Functional Software Architecture

Functional Core, Imperative Shell

A Functional Software Architecture Pattern

Functional core, imperative shell is a pattern that structures software into two basic parts:

  • The part that only depends on the inputs to produce the desired output -- the pure functions -- and

  • the part that handles the interactions with the outside world -- impure functions that handle the statefule infrastructure.

The typical visualization shows a big functional core where all the pure functions live, and a thin functional shell where the impure functions interface with the outside world:

TODO

The domain logic -- what the software does -- is part of the functional core. The lack of side-effects and infrastructure makes the functions of the core easily testable since there is no need to bring up parts of the infrastructure or manage state for testing.

The imperative shell orchestrates all the impure effects that a software needs to be able to interact with the outside world. It takes inputs from the external world (e.g., user input, network requests) and orchestrates how those inputs flow into the functional core. It then takes the results from the core and applies side effects, such as writing to a database or sending a response back to the user. In the shell, the programs can handle all the impure interactions and take care of errors, non-deterministic behaviour, and exceptions in concert. The functions in the shell call the functions in the core with the pure values obtained from the impure interactions. The functions in the core never call the shell. Separating into shell and core is always possible: Every function can be refactored into parts that supply input or process output impurely and the parts that turn input into output purely.

This pattern brings about a separation of concerns between pure and impure functions. It collects the infrastructure's technical details in the shell which decouples them from the pure domain logic which allows parts of the infrastructure to be easily updated or swapped out without touching the pure logic.

Shortcomings

This pattern does not necessarily lead to a separation of concerns between domain logic and infrastructure since the usage of infrastructure is usually part of the domain logic (store data in a database or read a file for example).

Although all the non-deterministic and effectful interactions are orchestrated in the shell -- which is unequivocally positive -- the shell is likely to contain substantial parts of the domain logic and grow quite complex and become hard to maintain in large programs. The natural evolution is to make even more functions pure and focus more on the separation of concerns between domain logic and infrastructure. This can be achieved by representing effectful interactions as pure values and separating the evaluation and effectful execution from their pure representations. See Composable Effects for details.

When to reach for this pattern

It is always recommended to reach for this pattern as it always improves separation of concerns, testability, and maintainability.

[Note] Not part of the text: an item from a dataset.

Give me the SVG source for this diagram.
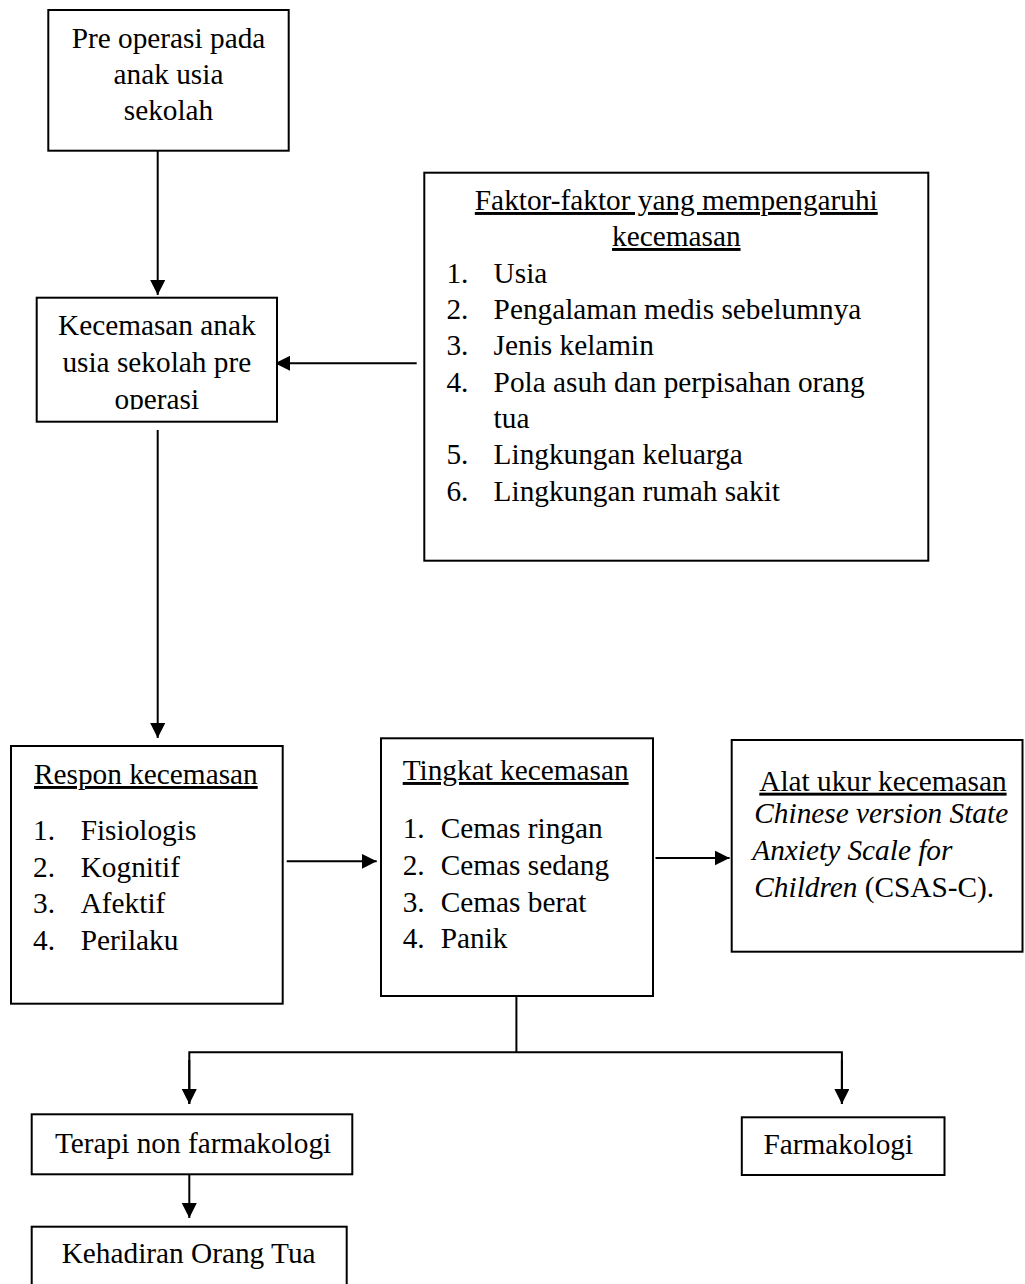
<svg xmlns="http://www.w3.org/2000/svg" width="1025" height="1284" viewBox="0 0 1025 1284">
<style>
  .box { fill: #ffffff; stroke: #000000; stroke-width: 2; }
  .conn { fill: none; stroke: #000000; stroke-width: 2; }
  text { font-family: "Liberation Serif", "Times New Roman", serif; font-size: 29.3px; fill: #000000; }
  .c { text-anchor: middle; }
  .u { text-decoration: underline; }
  .i { font-style: italic; }
</style>
<defs>
  <marker id="arrow" viewBox="0 0 15 15" refX="15" refY="7.5" markerWidth="15" markerHeight="15" markerUnits="userSpaceOnUse" orient="auto">
    <path d="M0,0 L15,7.5 L0,15 Z" fill="#000000"/>
  </marker>
  <clipPath id="clip2">
    <rect x="36" y="297" width="242" height="112.5"/>
  </clipPath>
</defs>
<rect width="1025" height="1284" fill="#ffffff"/>

<g id="connectors">
  <line class="conn" x1="157.7" y1="151" x2="157.7" y2="295" marker-end="url(#arrow)"/>
  <line class="conn" x1="416.7" y1="363.3" x2="275" y2="363.3" marker-end="url(#arrow)"/>
  <line class="conn" x1="157.7" y1="430" x2="157.7" y2="738" marker-end="url(#arrow)"/>
  <line class="conn" x1="286.7" y1="861.3" x2="376.7" y2="861.3" marker-end="url(#arrow)"/>
  <line class="conn" x1="655.5" y1="858" x2="729.6" y2="858" marker-end="url(#arrow)"/>
  <polyline class="conn" points="516.4,996 516.4,1052.3"/>
  <polyline class="conn" points="189.3,1104 189.3,1052.3 841.9,1052.3 841.9,1104"/>
  <line class="conn" x1="189.3" y1="1060" x2="189.3" y2="1104" marker-end="url(#arrow)"/>
  <line class="conn" x1="841.9" y1="1060" x2="841.9" y2="1104" marker-end="url(#arrow)"/>
  <line class="conn" x1="189.3" y1="1174.3" x2="189.3" y2="1218" marker-end="url(#arrow)"/>
</g>

<g id="pre-operasi">
  <rect class="box" x="48.3" y="10" width="240.4" height="140.7"/>
  <text class="c" x="168.5" y="48.3">Pre operasi pada</text>
  <text class="c" x="168.5" y="83.5">anak usia</text>
  <text class="c" x="168.5" y="120">sekolah</text>
</g>

<g id="kecemasan-anak">
  <rect class="box" x="36.7" y="297.7" width="240.3" height="124"/>
  <g clip-path="url(#clip2)">
    <text class="c" x="156.8" y="335">Kecemasan anak</text>
    <text class="c" x="156.8" y="371.7">usia sekolah pre</text>
    <text class="c" x="156.8" y="409">operasi</text>
  </g>
</g>

<g id="faktor">
  <rect class="box" x="424.3" y="172.7" width="504" height="388"/>
  <text class="c u" x="676.3" y="210">Faktor-faktor yang mempengaruhi</text>
  <text class="c u" x="676.3" y="246">kecemasan</text>
  <text x="446.4" y="282.7">1.</text><text x="493.6" y="282.7">Usia</text>
  <text x="446.4" y="318.5">2.</text><text x="493.6" y="318.5">Pengalaman medis sebelumnya</text>
  <text x="446.4" y="355">3.</text><text x="493.6" y="355">Jenis kelamin</text>
  <text x="446.4" y="391.7">4.</text><text x="493.6" y="391.7">Pola asuh dan perpisahan orang</text>
  <text x="493.6" y="427.7">tua</text>
  <text x="446.4" y="464.3">5.</text><text x="493.6" y="464.3">Lingkungan keluarga</text>
  <text x="446.4" y="500.7">6.</text><text x="493.6" y="500.7">Lingkungan rumah sakit</text>
</g>

<g id="respon">
  <rect class="box" x="11" y="746" width="271.7" height="257.7"/>
  <text class="u" x="34" y="784">Respon kecemasan</text>
  <text x="33" y="840">1.</text><text x="80.7" y="840">Fisiologis</text>
  <text x="33" y="876.7">2.</text><text x="80.7" y="876.7">Kognitif</text>
  <text x="33" y="913">3.</text><text x="80.7" y="913">Afektif</text>
  <text x="33" y="950">4.</text><text x="80.7" y="950">Perilaku</text>
</g>

<g id="tingkat">
  <rect class="box" x="381" y="738.3" width="272" height="257.7"/>
  <text class="u" x="402.7" y="780">Tingkat kecemasan</text>
  <text x="402.7" y="838.3">1.</text><text x="440.7" y="838.3">Cemas ringan</text>
  <text x="402.7" y="875">2.</text><text x="440.7" y="875">Cemas sedang</text>
  <text x="402.7" y="911.7">3.</text><text x="440.7" y="911.7">Cemas berat</text>
  <text x="402.7" y="948.3">4.</text><text x="440.7" y="948.3">Panik</text>
</g>

<g id="alat-ukur">
  <rect class="box" x="731.7" y="740" width="290.8" height="211.7"/>
  <text class="u" x="759.3" y="790.7">Alat ukur kecemasan</text>
  <text class="i" x="754.3" y="823.3">Chinese version State</text>
  <text class="i" x="752.3" y="860">Anxiety Scale for</text>
  <text x="754.3" y="896.7"><tspan class="i">Children</tspan> (CSAS-C).</text>
</g>

<g id="terapi-non-farmakologi">
  <rect class="box" x="31.7" y="1114.3" width="320.6" height="60"/>
  <text x="55" y="1153.3">Terapi non farmakologi</text>
</g>

<g id="farmakologi">
  <rect class="box" x="741.8" y="1117.3" width="202.7" height="57.7"/>
  <text x="763.4" y="1154">Farmakologi</text>
</g>

<g id="kehadiran">
  <rect class="box" x="31.7" y="1226.7" width="315" height="80"/>
  <text x="61.7" y="1263.3">Kehadiran Orang Tua</text>
</g>
</svg>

When not to reach for this pattern

In very rare cases, when performance is really critical and profiling your application shows that the separation into different functions causes too much overhead, optimizations like memoizations or other impure algorithms might be valid reasons not to separate pure and impure parts but to inline them. But this is almost never the case.

Example

Our simple example application reads user input, increments the input, and outputs the result:

fun increment() : Unit = {
  print(read() + 1);
}

The increment function couples the I/O code for reading and for displaying the result tightly to the pure logic for incrementing a value. We can refactor this code to

  • a pure function that lives in our functional core with the single responsibility to compute the result:

fun increment(Integer n) : Integer = {
  return n + 1;
}
  • a side-effecting function with the single responsibility to supply the input to the pure function:

fun input() : Integer = {
  return read();
}
  • a side-effecting function with the single responsibility to do something with the result of the pure function:

fun output(Integer n) : Unit = {
  print(n);
}

Our application's entry point function orchestrates the side-effecting functions of our imperative shell and calls the pure functions of the functional core:

fun main () : Unit = {
  n = input();
  n' = increment(n);
  output(n');
}

Handling of errors and non-determinism is left out here, but can all happen locally and coordinated in the main function. See Composable Error Handling for details.

What we see here with this small example applies to larger, more complex programs.